WHAT IS BEING ASKED: Take the lines of the data below from the very first through the line containing "minimum width=176pt, minimum" and output them exactly, pictures excluded.

## Start RECORDED INFORMATION

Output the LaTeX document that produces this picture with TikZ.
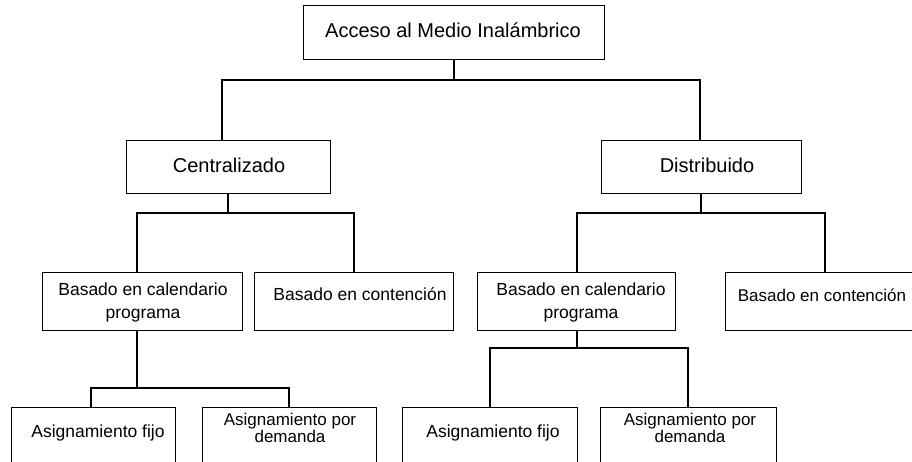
\documentclass[tikz,border=0pt]{standalone}
\usepackage{fontspec}
\setmainfont{Liberation Sans}
\begin{document}
\begin{tikzpicture}[x=1pt,y=-1pt,
  box/.style={draw, line width=0.8pt, inner sep=0pt, anchor=north west},
  conn/.style={line width=2pt},
  toplbl/.style={font=\fontsize{20}{24}\selectfont, inner sep=0pt, anchor=base},
  lbl/.style={font=\fontsize{17.5}{23}\selectfont, inner sep=0pt, anchor=base},
  twolbl/.style={font=\fontsize{17.5}{23}\selectfont, inner sep=0pt, align=center},
  tightlbl/.style={font=\fontsize{17}{17}\selectfont, inner sep=0pt, align=center}]
\clip (0,0) rectangle (912,461);
\fill[white] (0,0) rectangle (912,461);

% boxes
\node[box, minimum width=301pt, minimum height=54pt] (root) at (303,5) {};
\node[box, minimum width=204pt, minimum height=53pt] (cen) at (126,140) {};
\node[box, minimum width=200pt, minimum height=53pt] (dis) at (601,140) {};
\node[box, minimum width=200pt, minimum height=58pt] (cal1) at (42,272) {};
\node[box, minimum width=199pt, minimum height=58pt] (con1) at (254,272) {};
\node[box, minimum width=198pt, minimum height=58pt] (cal2) at (477,272) {};
\node[box, minimum width=199pt, minimum height=58pt] (con2) at (725,272) {};
\node[box, minimum width=164pt, minimum height=70pt] (af1) at (11,407) {};
\node[box, minimum width=174pt, minimum height=70pt] (pd1) at (202,407) {};
\node[box, minimum width=175pt, minimum height=70pt] (af2) at (402,407) {};
\node[box, minimum width=176pt, minimum height=70pt] (pd2) at (600,407) {};

% labels
\node[toplbl] (rootT) at (453,37) {Acceso al Medio Inalámbrico};
\node[toplbl] (cenT) at (229,172) {Centralizado};
\node[toplbl] (disT) at (707,172) {Distribuido};
\node[twolbl] (cal1T) at (143,302) {Basado en calendario\\programa};
\node[lbl] (con1T) at (360,300) {Basado en contención};
\node[twolbl] (cal2T) at (581,302) {Basado en calendario\\programa};
\node[lbl, font=\fontsize{17}{23}\selectfont] (con2T) at (822,301) {Basado en contención};
\node[lbl] (af1T) at (98,437) {Asignamiento fijo};
\node[tightlbl] (pd1T) at (290,427.5) {Asignamiento por\\demanda};
\node[lbl] (af2T) at (493,437) {Asignamiento fijo};
\node[tightlbl] (pd2T) at (690,427.5) {Asignamiento por\\demanda};

% junction bars
\coordinate (b1l) at (222,80);  \coordinate (b1r) at (700,80);
\coordinate (b2l) at (137,213); \coordinate (b2r) at (354,213);
\coordinate (b3l) at (577,213); \coordinate (b3r) at (825,213);
\coordinate (b4l) at (91,388);  \coordinate (b4r) at (289,388);
\coordinate (b5l) at (490,348); \coordinate (b5r) at (688,348);

% root to first level
\draw[conn] (root.south) -- (root.south |- b1l);
\draw[conn] (cen.north -| b1l) -- (b1l) -- (b1r) -- (b1r |- dis.north);

% centralised branch
\draw[conn] (cen.south) -- (cen.south |- b2l);
\draw[conn] (cal1.north -| b2l) -- (b2l) -- (b2r) -- (b2r |- con1.north);

% distributed branch
\draw[conn] (dis.south) -- (dis.south |- b3l);
\draw[conn] (cal2.north -| b3l) -- (b3l) -- (b3r) -- (b3r |- con2.north);

% schedule-based, centralised
\draw[conn] (cal1.south -| b2l) -- (b2l |- b4l);
\draw[conn] (af1.north -| b4l) -- (b4l) -- (b4r) -- (b4r |- pd1.north);

% schedule-based, distributed
\draw[conn] (cal2.south -| b3l) -- (b3l |- b5l);
\draw[conn] (af2.north -| b5l) -- (b5l) -- (b5r) -- (b5r |- pd2.north);
\end{tikzpicture}
\end{document}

## End RECORDED INFORMATION

EXPECTED OUTPUT:
Output the LaTeX document that produces this picture with TikZ.
\documentclass[tikz,border=0pt]{standalone}
\usepackage{fontspec}
\setmainfont{Liberation Sans}
\begin{document}
\begin{tikzpicture}[x=1pt,y=-1pt,
  box/.style={draw, line width=0.8pt, inner sep=0pt, anchor=north west},
  conn/.style={line width=2pt},
  toplbl/.style={font=\fontsize{20}{24}\selectfont, inner sep=0pt, anchor=base},
  lbl/.style={font=\fontsize{17.5}{23}\selectfont, inner sep=0pt, anchor=base},
  twolbl/.style={font=\fontsize{17.5}{23}\selectfont, inner sep=0pt, align=center},
  tightlbl/.style={font=\fontsize{17}{17}\selectfont, inner sep=0pt, align=center}]
\clip (0,0) rectangle (912,461);
\fill[white] (0,0) rectangle (912,461);

% boxes
\node[box, minimum width=301pt, minimum height=54pt] (root) at (303,5) {};
\node[box, minimum width=204pt, minimum height=53pt] (cen) at (126,140) {};
\node[box, minimum width=200pt, minimum height=53pt] (dis) at (601,140) {};
\node[box, minimum width=200pt, minimum height=58pt] (cal1) at (42,272) {};
\node[box, minimum width=199pt, minimum height=58pt] (con1) at (254,272) {};
\node[box, minimum width=198pt, minimum height=58pt] (cal2) at (477,272) {};
\node[box, minimum width=199pt, minimum height=58pt] (con2) at (725,272) {};
\node[box, minimum width=164pt, minimum height=70pt] (af1) at (11,407) {};
\node[box, minimum width=174pt, minimum height=70pt] (pd1) at (202,407) {};
\node[box, minimum width=175pt, minimum height=70pt] (af2) at (402,407) {};
\node[box, minimum width=176pt, minimum height=70pt] (pd2) at (600,407) {};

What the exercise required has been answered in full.